Posted 11/21/2005 3:51 PM (GMT -6)
Ganurse 48, I'm glad you got in gear. Sounds like you shook loose some of your own garbage and that's what it's all about.
I would like to say, "From my experience and what you said, find a gentle way to tell those two everything you know about the past. Odds are they know a lot of it already.", but I can't.
My mother has been dead 5 years and I'm still keeping her secrets. Maybe if I'd told what I know (about something other than the abuse), things might have worked out differently--but I didn't tell--and I still wouldn't tell any of my brothers or sisters, for exactly the reason you said. I have no desire to cause an upheaval in their lives--let them believe as they want--and leave me alone.
Is that the best? I doubt it, but that's been my choice and I can live with the consequenses.
MAKING FRIENDS: The tough part about making friends isn't where you find them. That just seems like the hard part. The question is, which of the people you run across are worth having as friends. I think I told somewhere else on the forum about calling a "mentally healthy" friend, and asking her which local merchants were mentally healthy. I began going to those stores even if things cost a little more, because I wanted to see the difference in them and me.
I learned that if you say something that offends their sensibilities, you can almost see them raising the garlic and cross. They tend to back up and get away quickly. That helped me understand what not to say (like I was abused; I think my husband sabotaged the car; or I ought to have the ****** arrested). The less healthy lean forward and jump into conversation starters like those.

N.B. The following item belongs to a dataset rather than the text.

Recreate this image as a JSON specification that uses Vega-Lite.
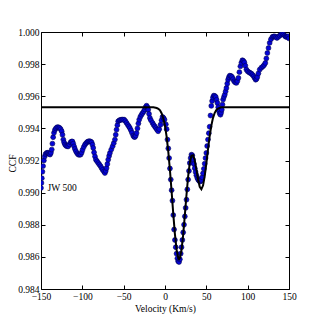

I learned that the mentally healthy do things for and with their family members EASILY. They aren't all worn out from driving the kid to a rodeo, 400 miles away, and they talk about eating in restaurants, not pinching pennies by carrying sandwiches. That is not to say they didn't carry sandwiches--just that they talk about the more positive events.
I learned they are likely to say "oh" a lot. They have more ways of saying "oh" than I ever knew existed. What that means is they are non-threatening in their manner of speech. Where I've continued to just spit out what I think, they are thoughtful about what they say. You'll see many people on this forum who, inspite of multiple problems, are really caring--and unlike me, don't say do this or that--they are actually saying "oh" with words--nice, non-threatening words.
FINDING FRIENDS: Now, where are these people--well at work of course. The ***** is not one of them. The complainer is not one of them. But there are bound to be very decent people. My rule of thumb is that 40% of the people in any group are mentally healthy, so I look for them.
If you do something you love, for me it's collecting fossils, there are others who love it just as much. If you don't have something you love to do--work on that first, even if it's just in the home--the friends will follow. For example, you made great soup, so enter it in a cooking contest. If you garden, enter flowers or vegetable in the county fair. Then look for the 40% and target one of them.
One of the really fun places to make friends is in a little theater group. I never did that, but many of my friends did. C, J, and M liked to be in the plays. K liked making costumes. G did lighting. There are lots of jobs and places to fit in. It's happy and uplifting.
Another place to look is in the social or event section of your newspaper for things that you would like to do. Being an outdoor person, I watch for the groups with guides who go into the mountains to do anything--photograph wild flowers, collect minerals, visit ghost towns. For me it's a way to extend my knowledge of the surrounding area, but I'm always looking for someone in the 40% group.
You can do the same thing by taking community college classes in something you like. It's a darn site smarter if you like to paint to take a class and find others who do, than hang out elsewhere.
LAST THOUGHTS: These are for both, but especially for straydog. Don't try to be a social butterfly if you aren't. I have friends who regularly go to lunch together. You will never see me at a restaurant with them. I'd be like a cat on a hot tin roof, chomping at the bit to get away. Don't try to be an outdoors person, if you aren't. I've taken more than a few of those people home, early at their request, when they couldn't hack it.
Life is about enhancing and enlarging the basic you. Figure out who you are and what you love. All else follows.